How Do You Calculate the Depth of an Object Using Sonar Echoes?

[akd28]

Homework Statement

A submarine on the ocean surface gets a sonar echo indicating an underwater object. The echo comes back at an angle of 20* above the horizontal and the echo took 2.32s to get back to the submarine. What is the object's depth?

Homework Equations

delta of theta = (2pi/lambda) * (delta of L)

I = (P)/(4piR^2) and (I2/I1) = (R1/R2)^2

The Attempt at a Solution

I really have no idea where to begin this problem. I can't really visualize it...if the submarine is on the ocean's surface and emits a sonar signal, shouldn't the echo be coming up from under the submarine vertically? Why is it 20* above the horizontal? I tried drawing a diagram but I don't know what it should look like with the information given. Also, I have no idea what equation would be best to use either. (I have more equations, I just thought that these would be the most helpful for the problem.)

Homework Statement

A person has a hearing loss of 30dB for a particular frequency. What is the sound intensity that is heard at this frequency that has an intensity of the threshold of pain?

Homework Equations

same I equations as above and B = 10log(I/Io)

Ip = 1.0W/m^2

The Attempt at a Solution

Here is what I did:

log (I / 1.0W/m^2) = 3B
I = 10^3 W/m^2

Am I totally off on what the question is asking me to do?

THANKS!

 

[stinlin]

Ok, for the first one...

I'm not quite sure if what I did was correct, but I'll give you my two cents.

http://img184.imageshack.us/img184/51/subto4.gif

So from that drawing, you can see kind of how I pictured it. If that's the case, you know v = 343 m/s (speed of sound in air...you'll probably need to speed of sound in water for this problem which I don't know). You also know t = 2.32 s, and that the angle is 20 degrees.

I figured that the distance down was d, and the hypotenuse was d/sin(20) by trig. Adding these two numbers, you find the total distance traveled by the sound to be d + d/sin(20), or what I thought was easier, ( d (sin(20) + 1 ) )/sin(20). Since you can assume that the acceleration is zero for sound, you can simply use d = vt.

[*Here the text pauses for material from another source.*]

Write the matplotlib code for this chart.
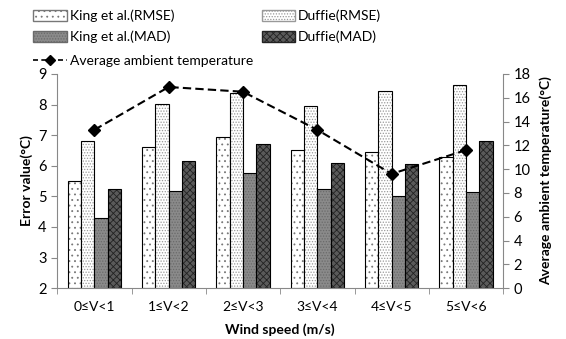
import numpy as np
import matplotlib.pyplot as plt
from matplotlib.patches import Patch
from matplotlib.lines import Line2D

plt.rcParams['font.family'] = ['Lato', 'DejaVu Sans']
plt.rcParams['hatch.linewidth'] = 0.6

categories = ["0≤V<1", "1≤V<2", "2≤V<3", "3≤V<4", "4≤V<5", "5≤V<6"]
king_rmse = [5.5, 6.6, 6.93, 6.5, 6.45, 6.3]
duffie_rmse = [6.8, 8.03, 8.37, 7.95, 8.43, 8.65]
king_mad = [4.3, 5.18, 5.77, 5.23, 5.0, 5.15]
duffie_mad = [5.25, 6.15, 6.7, 6.1, 6.05, 6.8]
avg_temp = [13.3, 16.9, 16.5, 13.3, 9.6, 11.6]

fig = plt.figure(figsize=(5.66, 3.39), dpi=100)
ax = fig.add_axes([0.101, 0.150, 0.788, 0.632])

x = np.arange(len(categories))
w = 0.18
styles = [
    ("King et al.(RMSE)", king_rmse, "white", "...", "#777777"),
    ("Duffie(RMSE)", duffie_rmse, "white", "......", "#999999"),
    ("King et al.(MAD)", king_mad, "#8a8a8a", "......", "#6a6a6a"),
    ("Duffie(MAD)", duffie_mad, "#5a5a5a", "xxxxx", "#222222"),
]
handles = []
for i, (name, vals, fc, hatch, hc) in enumerate(styles):
    ax.bar(x + (i - 1.5) * w, np.array(vals) - 2, w, bottom=2,
           facecolor=fc, hatch=hatch, edgecolor=hc, linewidth=0)
    ax.bar(x + (i - 1.5) * w, np.array(vals) - 2, w, bottom=2,
           facecolor="none", edgecolor="black", linewidth=0.8)
    handles.append(Patch(facecolor=fc, hatch=hatch, edgecolor=hc, label=name))

ax.set_ylim(2, 9)
ax.set_xlim(-0.5, len(categories) - 0.5)
ax.set_xticks(x)
ax.set_xticklabels(categories, fontsize=10)
ax.set_xticks(np.arange(-0.5, len(categories)), minor=True)
ax.tick_params(axis="x", which="major", length=0, pad=9)
ax.tick_params(axis="x", which="minor", length=4, color="#888888")
ax.tick_params(axis="y", labelsize=10.5, color="#888888", length=4)
ax.set_ylabel("Error value(°C)", fontsize=10, fontweight="bold")
ax.set_xlabel("Wind speed (m/s)", fontsize=10, fontweight="bold", labelpad=8)
for s in ["top", "right"]:
    ax.spines[s].set_visible(False)
for s in ["left", "bottom"]:
    ax.spines[s].set_color("#888888")

ax2 = ax.twinx()
ax2.plot(x, avg_temp, linestyle="--", color="black", marker="D",
         markersize=6, linewidth=1.5, dashes=(4, 2))
ax2.set_ylim(0, 18)
ax2.set_yticks(range(0, 19, 2))
ax2.tick_params(axis="y", labelsize=10.5, color="#888888", length=4)
ax2.set_ylabel("Average ambient temperature(°C)", fontsize=10, fontweight="bold",
               labelpad=6)
for s in ["top", "left", "bottom"]:
    ax2.spines[s].set_visible(False)
ax2.spines["right"].set_color("#888888")

temp_handle = Line2D([], [], linestyle="--", color="black", marker="D",
                     markersize=5, linewidth=1.2, dashes=(3, 2),
                     label="Average ambient temperature")
fig.legend(handles=[handles[0], handles[2], handles[1], handles[3]],
           loc="upper left", bbox_to_anchor=(0.037, 1.008),
           ncol=2, frameon=False, fontsize=10, columnspacing=6.3,
           handlelength=2.4, handleheight=0.8, handletextpad=0.2,
           labelspacing=0.6)
fig.legend(handles=[temp_handle], loc="upper left",
           bbox_to_anchor=(0.037, 0.876), frameon=False, fontsize=10,
           handlelength=2.4, handletextpad=0.2)

fig.savefig("out.png", dpi=100)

Your equation should look something similar to:

d = (v * t * sin(20)) / (sin(20) + 1)

I got 202.8 m using the speed of sound in air. Using the correct value for the speed of sound in water should change your answer...But again, I have no idea if I thought of the question correctly either.

 

[akd28]

Your figure makes sense but the problem states that the echo comes back at an "angle 20* ABOVE the horizontal". That's the part that confuses me.